The hash chain for a sequence with 3 blocks:

block_0_hash = hash((INITIAL_HASH, (tok_0, tok_1, ..., tok_15)))
block_1_hash = hash((block_0_hash, (tok_16, tok_17, ..., tok_31)))
block_2_hash = hash((block_1_hash, (tok_32, tok_33, ..., tok_47)))

This construction guarantees that two blocks with identical token content but different preceding context produce different hashes. Block 1 of sequence A matches block 1 of sequence B only if all tokens in blocks 0 and 1 are identical in both sequences. This is the correctness guarantee: you never reuse a block whose KV values were computed with a different prefix.

The Hash Table

The block manager maintains a global hash table mapping block hashes to physical block IDs:

class PrefixCacheManager:
    def __init__(self):
        # hash -> block_id for blocks with valid, computed KV data
        self.hash_to_block: Dict[int, int] = {}
        # block_id -> hash for reverse lookups during eviction
        self.block_to_hash: Dict[int, int] = {}

Prefix Cache Lookup

When a new request arrives with prompt tokens, the block manager attempts to find cached blocks before allocating new ones:

def allocate_with_prefix_cache(
    self, seq_id: int, token_ids: List[int]
) -> Tuple[List[int], int]:
    """Returns (block_ids, num_cached_tokens)."""
    block_ids = []
    parent_hash = INITIAL_HASH
    num_cached_tokens = 0

    for i in range(0, len(token_ids), self.block_size):
        chunk = tuple(token_ids[i : i + self.block_size])
        if len(chunk) < self.block_size:
            # Partial block at end -- cannot cache (content may still change)
            break

        block_hash = hash((parent_hash, chunk))
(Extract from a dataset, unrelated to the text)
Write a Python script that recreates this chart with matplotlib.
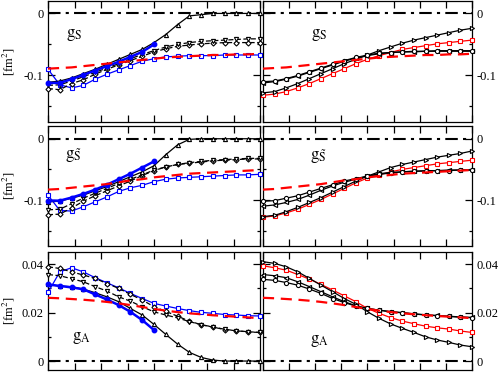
import matplotlib
matplotlib.use("Agg")
import matplotlib.pyplot as plt
from matplotlib.ticker import FixedLocator

plt.rcParams['font.family'] = ['Liberation Serif', 'DejaVu Serif']
plt.rcParams['mathtext.fontset'] = 'stix'

# x grid: 19 points per panel
x = [0, 1, 2, 3, 4, 5, 6, 7, 8, 9, 10, 11, 12, 13, 14, 15, 16, 17, 18]
x_short = [0, 1, 2, 3, 4, 5, 6, 7, 8, 9]
zero = [0.0] * 19

# ---- left column data ----
# top row: g_S
gS_red = [-0.089, -0.088, -0.087, -0.085, -0.083, -0.081, -0.079, -0.077, -0.075, -0.073,
          -0.071, -0.070, -0.069, -0.068, -0.067, -0.067, -0.066, -0.066, -0.065]
gS_tri_up = [-0.111, -0.109, -0.104, -0.097, -0.090, -0.082, -0.074, -0.066, -0.058, -0.047,
             -0.034, -0.018, -0.004, -0.002, 0.0, 0.0, 0.0, 0.0, 0.0]
gS_diam = [-0.121, -0.123, -0.113, -0.107, -0.098, -0.090, -0.083, -0.076, -0.069, -0.062,
           -0.057, -0.053, -0.051, -0.049, -0.048, -0.047, -0.047, -0.047, -0.047]
gS_tri_dn = [-0.116, -0.115, -0.109, -0.102, -0.095, -0.088, -0.081, -0.073, -0.066, -0.060,
             -0.054, -0.050, -0.047, -0.045, -0.044, -0.043, -0.042, -0.041, -0.041]
gS_blue_sq = [-0.090, -0.115, -0.120, -0.116, -0.106, -0.098, -0.091, -0.084, -0.077, -0.073,
              -0.070, -0.069, -0.068, -0.068, -0.068, -0.067, -0.067, -0.067, -0.067]
gS_blue_dot = [-0.112, -0.112, -0.106, -0.099, -0.092, -0.085, -0.078, -0.070, -0.062, -0.050]

# middle row: g_S~
gSt_red = [-0.083, -0.082, -0.080, -0.078, -0.076, -0.074, -0.071, -0.068, -0.066, -0.063,
           -0.061, -0.059, -0.057, -0.056, -0.055, -0.054, -0.053, -0.052, -0.051]
gSt_tri_up = [-0.103, -0.102, -0.097, -0.092, -0.085, -0.078, -0.070, -0.062, -0.054, -0.044,
              -0.026, -0.010, -0.001, 0.0, 0.0, 0.0, 0.0, 0.0, 0.0]
gSt_diam = [-0.124, -0.123, -0.113, -0.102, -0.093, -0.085, -0.077, -0.069, -0.060, -0.052,
            -0.046, -0.042, -0.040, -0.038, -0.036, -0.035, -0.034, -0.033, -0.033]
gSt_tri_dn = [-0.116, -0.115, -0.106, -0.097, -0.089, -0.081, -0.073, -0.066, -0.059, -0.051,
              -0.046, -0.042, -0.039, -0.037, -0.035, -0.034, -0.033, -0.032, -0.032]
gSt_blue_sq = [-0.092, -0.117, -0.118, -0.111, -0.103, -0.095, -0.086, -0.080, -0.076, -0.070,
               -0.066, -0.064, -0.063, -0.062, -0.061, -0.060, -0.059, -0.059, -0.058]
gSt_blue_dot = [-0.101, -0.101, -0.096, -0.090, -0.083, -0.075, -0.066, -0.057, -0.047, -0.037]

# bottom row: g_A
gA_red = [0.0261, 0.0259, 0.0256, 0.0253, 0.0249, 0.0244, 0.0238, 0.0231, 0.0223, 0.0215,
          0.0208, 0.0202, 0.0197, 0.0193, 0.0189, 0.0186, 0.0183, 0.0180, 0.0177]
gA_tri_up = [0.0316, 0.0309, 0.0307, 0.0297, 0.0282, 0.0265, 0.0245, 0.0217, 0.0190, 0.0151,
             0.0110, 0.0070, 0.0036, 0.0015, 0.0004, 0.0, 0.0, 0.0, 0.0]
gA_diam = [0.0389, 0.0382, 0.0368, 0.0355, 0.0341, 0.0320, 0.0300, 0.0275, 0.0252, 0.0224,
           0.0205, 0.0185, 0.0165, 0.0150, 0.0140, 0.0130, 0.0125, 0.0120, 0.0118]
gA_tri_dn = [0.0357, 0.0352, 0.0340, 0.0327, 0.0307, 0.0289, 0.0265, 0.0247, 0.0224, 0.0203,
             0.0190, 0.0178, 0.0163, 0.0150, 0.0141, 0.0131, 0.0125, 0.0121, 0.0118]
gA_blue_sq = [0.0283, 0.0368, 0.0385, 0.0368, 0.0344, 0.0323, 0.0302, 0.0279, 0.0258, 0.0238,
              0.0227, 0.0217, 0.0208, 0.0201, 0.0197, 0.0192, 0.0190, 0.0187, 0.0186]
gA_blue_dot = [0.0316, 0.0310, 0.0304, 0.0296, 0.0275, 0.0254, 0.0231, 0.0203, 0.0169, 0.0128]

# ---- right column data ----
gS_r_circ = [-0.110, -0.109, -0.105, -0.100, -0.094, -0.088, -0.082, -0.076, -0.071, -0.067,
             -0.064, -0.063, -0.062, -0.061, -0.061, -0.060, -0.060, -0.060, -0.060]
gS_r_tri_l = [-0.112, -0.110, -0.106, -0.101, -0.095, -0.089, -0.083, -0.077, -0.072, -0.068,
              -0.065, -0.063, -0.062, -0.062, -0.061, -0.061, -0.061, -0.061, -0.061]
gS_r_tri_r = [-0.128, -0.126, -0.120, -0.113, -0.105, -0.097, -0.089, -0.081, -0.074, -0.067,
              -0.060, -0.054, -0.048, -0.043, -0.039, -0.035, -0.031, -0.027, -0.024]
gS_r_red_sq = [-0.132, -0.130, -0.126, -0.120, -0.113, -0.105, -0.097, -0.089, -0.081, -0.074,
               -0.068, -0.063, -0.058, -0.055, -0.052, -0.049, -0.047, -0.045, -0.043]

gSt_r_circ = [-0.102, -0.101, -0.097, -0.093, -0.087, -0.081, -0.075, -0.069, -0.065, -0.061,
              -0.058, -0.056, -0.054, -0.053, -0.053, -0.052, -0.052, -0.051, -0.051]
gSt_r_tri_l = [-0.110, -0.108, -0.104, -0.099, -0.092, -0.084, -0.077, -0.071, -0.066, -0.061,
               -0.057, -0.055, -0.054, -0.053, -0.052, -0.052, -0.051, -0.051, -0.051]
gSt_r_tri_r = [-0.127, -0.125, -0.119, -0.112, -0.104, -0.096, -0.087, -0.078, -0.069, -0.061,
               -0.054, -0.047, -0.042, -0.038, -0.034, -0.030, -0.027, -0.024, -0.020]
gSt_r_red_sq = [-0.128, -0.126, -0.121, -0.115, -0.107, -0.099, -0.090, -0.081, -0.072, -0.064,
                -0.059, -0.054, -0.050, -0.047, -0.044, -0.041, -0.039, -0.037, -0.035]

gA_r_circ = [0.0337, 0.0333, 0.0324, 0.0313, 0.0297, 0.0279, 0.0258, 0.0241, 0.0227, 0.0217,
             0.0210, 0.0203, 0.0199, 0.0194, 0.0190, 0.0187, 0.0184, 0.0181, 0.0179]
gA_r_tri_l = [0.0357, 0.0352, 0.0344, 0.0327, 0.0307, 0.0286, 0.0265, 0.0245, 0.0228, 0.0217,
              0.0210, 0.0204, 0.0200, 0.0195, 0.0191, 0.0188, 0.0185, 0.0182, 0.0180]
gA_r_tri_r = [0.0410, 0.0403, 0.0389, 0.0368, 0.0341, 0.0313, 0.0286, 0.0258, 0.0234, 0.0203,
              0.0176, 0.0153, 0.0135, 0.0118, 0.0100, 0.0087, 0.0077, 0.0066, 0.0059]
gA_r_red_sq = [0.0393, 0.0385, 0.0375, 0.0357, 0.0338, 0.0316, 0.0293, 0.0269, 0.0245, 0.0217,
               0.0197, 0.0179, 0.0165, 0.0154, 0.0144, 0.0137, 0.0132, 0.0124, 0.0118]

labels = [r'$\mathrm{g}_{\mathrm{S}}$', r'$\mathrm{g}_{\tilde{\mathrm{S}}}$', r'$\mathrm{g}_{\mathrm{A}}$']

fig = plt.figure(figsize=(4.98, 3.73), dpi=100)

col_x = [(0.0964, 0.4257), (0.5281, 0.4197)]
row_y = [(0.6729, 0.3244), (0.3405, 0.3204), (0.0080, 0.3164)]

ms = 3.0
lw = 0.9
opn = dict(markerfacecolor='white', markersize=ms, markeredgewidth=0.8, clip_on=False)


def base_lines(ax, red):
    ax.plot(x, zero, color='black', lw=1.5, dashes=(6, 2.5, 1.5, 2.5), zorder=2)
    ax.plot(x, red, color='red', lw=1.6, dashes=(5, 3), zorder=5)


def style(ax, row, right):
    ax.set_xlim(0, 18)
    ax.xaxis.set_major_locator(FixedLocator([0, 2.25, 4.5, 6.75, 9, 11.25, 13.5, 15.75, 18]))
    if row < 2:
        ax.set_ylim(-0.175, 0.02)
        ax.set_yticks([-0.1, 0])
        ax.set_yticklabels(['-0.1', '0'])
        ax.yaxis.set_minor_locator(FixedLocator([-0.15, -0.05]))
    else:
        ax.set_ylim(-0.0037, 0.045)
        ax.set_yticks([0, 0.02, 0.04])
        ax.set_yticklabels(['0', '0.02', '0.04'])
        ax.yaxis.set_minor_locator(FixedLocator([0.01, 0.03]))
    ax.tick_params(which='both', direction='in', top=True, bottom=True, left=True, right=True,
                   labelbottom=False, labelleft=not right, labelright=right, labelsize=9,
                   width=0.9, pad=3)
    ax.tick_params(which='major', length=5)
    ax.tick_params(which='minor', length=2.5)
    for s in ax.spines.values():
        s.set_linewidth(0.9)


left_data = [
    (gS_red, gS_tri_up, gS_diam, gS_tri_dn, gS_blue_sq, gS_blue_dot),
    (gSt_red, gSt_tri_up, gSt_diam, gSt_tri_dn, gSt_blue_sq, gSt_blue_dot),
    (gA_red, gA_tri_up, gA_diam, gA_tri_dn, gA_blue_sq, gA_blue_dot),
]
right_data = [
    (gS_red, gS_r_circ, gS_r_tri_l, gS_r_tri_r, gS_r_red_sq),
    (gSt_red, gSt_r_circ, gSt_r_tri_l, gSt_r_tri_r, gSt_r_red_sq),
    (gA_red, gA_r_circ, gA_r_tri_l, gA_r_tri_r, gA_r_red_sq),
]
left_lab_pos = [(0.085, 0.72), (0.08, 0.75), (0.113, 0.27)]
right_lab_pos = [(0.23, 0.72), (0.225, 0.745), (0.225, 0.25)]

for r in range(3):
    # left panel
    ax = fig.add_axes([col_x[0][0], row_y[r][0], col_x[0][1], row_y[r][1]])
    red, tri_up, diam, tri_dn, blue_sq, blue_dot = left_data[r]
    base_lines(ax, red)
    ax.plot(x, blue_sq, color='blue', lw=lw, marker='s', markeredgecolor='blue',
            zorder=3, **opn)
    ax.plot(x, diam, color='black', lw=lw, dashes=(4, 2), marker='D', markersize=2.6,
            markerfacecolor='white', markeredgewidth=0.8, clip_on=False, zorder=3)
    ax.plot(x, tri_dn, color='black', lw=lw, dashes=(4, 2), marker='v',
            markerfacecolor='white', markersize=ms, markeredgewidth=0.8, clip_on=False, zorder=3)
    ax.plot(x, tri_up, color='black', lw=lw, marker='^', zorder=4, **opn)
    ax.plot(x_short, blue_dot, color='blue', lw=1.8, marker='o', markersize=3.2,
            clip_on=False, zorder=4)
    style(ax, r, False)
    ax.set_ylabel(r'[fm$^2$]', fontsize=9)
    ax.yaxis.set_label_coords(-0.145, 0.5)
    ax.text(left_lab_pos[r][0], left_lab_pos[r][1], labels[r], transform=ax.transAxes,
            fontsize=12, va='center', ha='left')

    # right panel
    ax = fig.add_axes([col_x[1][0], row_y[r][0], col_x[1][1], row_y[r][1]])
    red, circ, tri_l, tri_r, red_sq = right_data[r]
    base_lines(ax, red)
    ax.plot(x, red_sq, color='red', lw=lw, marker='s', markeredgecolor='red', zorder=3, **opn)
    ax.plot(x, tri_r, color='black', lw=lw, marker='>', zorder=4, **opn)
    ax.plot(x, tri_l, color='black', lw=lw, marker='<', zorder=4, **opn)
    ax.plot(x, circ, color='black', lw=lw, marker='o', zorder=4, **opn)
    style(ax, r, True)
    ax.text(right_lab_pos[r][0], right_lab_pos[r][1], labels[r], transform=ax.transAxes,
            fontsize=12, va='center', ha='left')

fig.savefig('out.png', dpi=100)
        if block_hash in self.hash_to_block:
            # Cache hit: reuse existing physical block
            cached_block_id = self.hash_to_block[block_hash]
            self.blocks[cached_block_id].ref_count += 1
            block_ids.append(cached_block_id)
            num_cached_tokens += self.block_size
        else:
            # Cache miss: allocate new block, mark for computation
            new_block_id = self.free_pool.pop()
            self.blocks[new_block_id].ref_count = 1
            self.blocks[new_block_id].computed = False
            self.blocks[new_block_id].block_hash = block_hash
            block_ids.append(new_block_id)

            # Register in hash table (will become valid after forward pass)
            self.hash_to_block[block_hash] = new_block_id
            self.block_to_hash[new_block_id] = block_hash

        parent_hash = block_hash

    # Allocate remaining partial block
    remaining = len(token_ids) - num_cached_tokens
    if remaining > 0 and remaining < self.block_size:
        new_block_id = self.free_pool.pop()
        self.blocks[new_block_id].ref_count = 1
        self.blocks[new_block_id].num_tokens = remaining
        block_ids.append(new_block_id)

    self.block_tables[seq_id] = block_ids
    return block_ids, num_cached_tokens

The scheduler uses num_cached_tokens to skip those tokens during prefill — the attention kernel reads KV data directly from the cached blocks instead of recomputing it. This is the source of prefix caching’s speedup: fewer tokens to prefill means lower TTFT (time to first token).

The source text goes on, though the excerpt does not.